Because of the historic severity of this recession American households, local and state governments, and foreign governments find themselves in debt like never before.  Consequently consumer demand is and will be depressed while households and governments reduce spending.  Some believe this period of decreased demand will last five to seven years.  And when demand falls businesses don’t hire.  It is that simple.

A federal policy of fiscal austerity will only make matters worse.  Look at the United States in 1937, Japan in the 1990’s and Europe last year to understand that when consumers are not spending the worst thing a government can do is to stop spending itself. 

The economist Peter Morici has written that in order to bring unemployment down from 9 to 6%, we need GDP growth of 4 to 5%.  But GDP growth is expected to be 2 to 2.5% next year, not even enough to sustain current levels of employment. That means that unless Congress acts to create jobs our recovery will remain slow and our economy will be extremely vulnerable to financial turbulence at home or abroad.

In the New America Foundation report “The Way Forward” Robert Hockett, Daniel Alpert and Noriel Roubini make the case that investing $1.2 trillion over five years to rebuild our infrastructure will create 27 million jobs. 

That is more than the 22 million jobs created under President Clinton.  And the job creation of the 1990’s raised so much revenue that our federal budget reached a record surplus.  Times were so good that we were debating the implications of repaying the entirety of our nation’s debt. 

The lesson is that the greatest debt and deficit reduction tool is job creation.  That is why the Supercommittee must include significant job creation components in its recommendations.

The deficit aside, our infrastructure is sorely in need of a massive investment.  Our roads, bridges, airports, energy grid, and water infrastructure are in horrible condition. 
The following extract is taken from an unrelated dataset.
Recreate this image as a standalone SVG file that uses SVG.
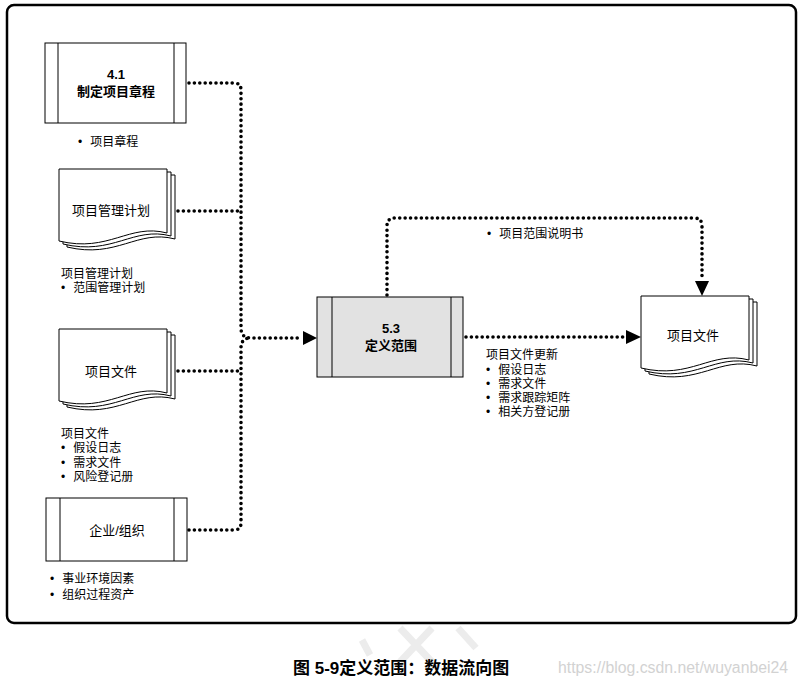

The World Economic Forum ranks America 23rd in infrastructure quality.  The American Society of Civil Engineers gives our infrastructure a D grade.  Transportation for America reports that there are 63,000 structurally deficient bridges in our country including 99 in my community of Western New York. And the Chamber of Commerce claims that we will suffer $336 billion in lost growth over the next five years unless we repair our infrastructure.

To those who believe we can’t afford to make investments at this time I say we can’t afford not to.  A Nevada Department of Transportation report found that delaying road rehabilitation by just two years can increase the cost by a factor of five. 

Think of it this way: If your roof needed $2,000 worth of repairs and you could take out a loan at 2% to pay for it, but if you wait two years it will deteriorate and need $10,000 in repairs and interest rates will have risen, which is the wiser choice?

I would also note that we just spent $62 billion nation-building in Iraq and $73 billion nation-building in Afghanistan.  There was no objection then to borrowing to finance that work.  Nor should there be objection now to borrowing to do some nation-building right here at home.

And given current economic conditions, financing American infrastructure projects will never be cheaper.  Interest rates are extremely low, the cost of labor and materials are low and equipment is cheap because it is idle. 

Repairing and expanding our infrastructure is necessary if America is to stay globally competitive, and it will never be cheaper to do it than it is today.

Quite simply, there is much work to be done, and a lot of Americans need the work. Now is the time to do it. 

A large scale, $1.2 trillion, five year investment in infrastructure would create 27 million American Jobs that cannot be shipped overseas. 

It will reduce unemployment and it will reduce the deficit. And in the end we will have the infrastructure our economy needs and our country deserves.